Mr. Evison is an affable man, combining an Ivy League vocabulary and the street smarts of a Jim Thompson character.

So, this should have been a memorable evening, but his reading tonight was in a word: confusing.

The Reading.

This is the beginning of a major book tour. Evison has packed the basement of Elliot Bay with fans, friends and college students. Cookies and water are available as tonight’s reading is sponsored by Seattle University’s creative writing program. T-shirts are for sale promoting the book, oh and someone should have reminded the author that his book was for sale.

The reading starts slow. Evison is late making his entrance to basement of Elliot Bay, despite having arrived to the store over an hour earlier. He looks nervous, and gives a brief but gracious opening and thanks to the bookstore. He announces he will read then talk and read a few more experts and some more lecture. Fine.

He is dressed like an extra from an 80’s RUN DMC video. Complete with black sports coats, black slacks, V-neck sweater topped by a black porkpie hat and just for an added touch: black and white Chuck Taylor sneakers. The look works well for him.


The quality of his voice is flat, graveled but intriguing. It is the voice of a man who has spent his adult years sucking in second hand smoke and yelling over loud music in bars.

He reads bad as if he were unrehearsed, which may account for nerves, but did not account for the scattered reading selections he presents with little to no introduction, and fails to connect how his specific reading selections are related to either the books theme or how they interplay with the previous section.

Then there was the language factor. Shocking for a man with such a large vast vocabulary to choose reading selections containing F-bomb after F-bomb. Noun, verb, pronoun, adjective, there had not been this much cussing in Seattle since President Bush was last in town.

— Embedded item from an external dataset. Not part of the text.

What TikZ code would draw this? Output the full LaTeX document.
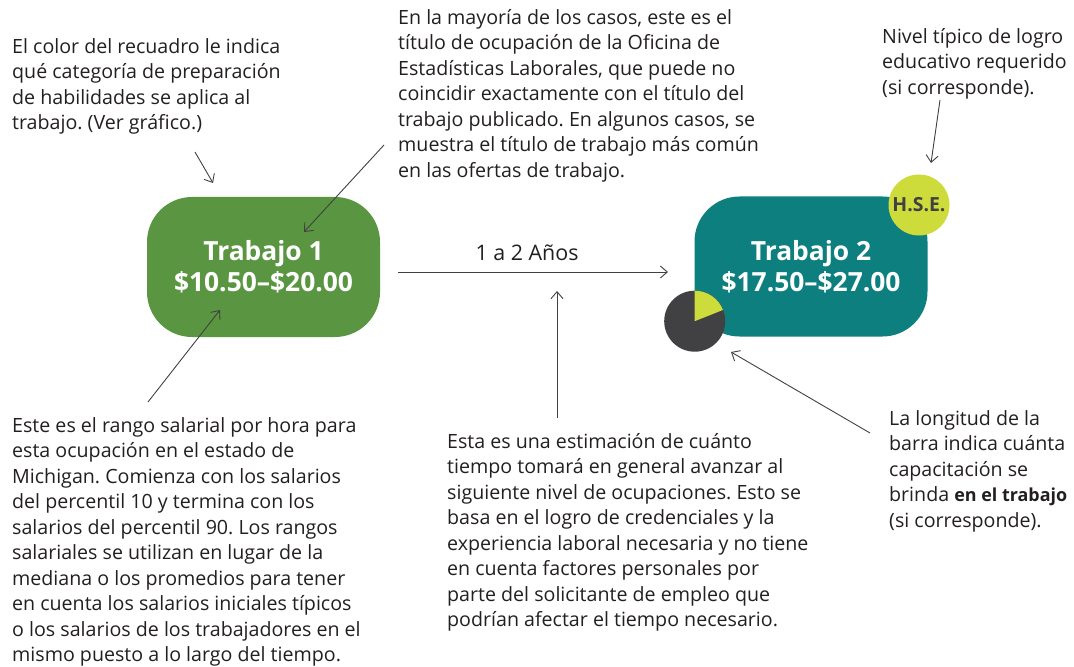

He explains the book is 40 points of view and spans over a hundred years of history, making continuity of the novel challenge and this might explain why the continuity of tonights reading goes along the same path. The novel takes place in a mythical town on the Washington State Peninsula, near the real town of Port Angeles. The book seems to deal with the exploration and settlement of the Olympic Mountain range, which one hundred years ago, was the last uncharted territory of the lower 48 states. The author describes the book dealing with such things as the damning of the Elwha River and how the sins of the past affect the present day.

He writes of modern disillusionment, fractured marriage, logging, fishing, local Indian tribes and of all things Bigfoot. Mr. Evison calls it an attempt to produce a “kaleidoscope of history,” but his reading presentation was more akin to trying to playing marbles on the deck of a crab boat fishing in the Bering Sea.

The Q & A session is really this author’s strong suit. Mr. Evison has the ability to connect with an audience. He rambles on, tangent after tangent, revealing much of himself, his failing in the school system, knocking around the Pacific Northwest and giving particularly wild dissertation on the possible existence of Bigfoot. None of these subjects are clear as to how it fits in the book but Mr. Evison is at these moments hysterically funny.

The challenge will be to see how Mr. Evison does author readings in other regions of the country; presenting to rooms full of strangers in places who have never heard of the Olympic Peninsula (Outside of Bella and Edward) or why they should care to read this book.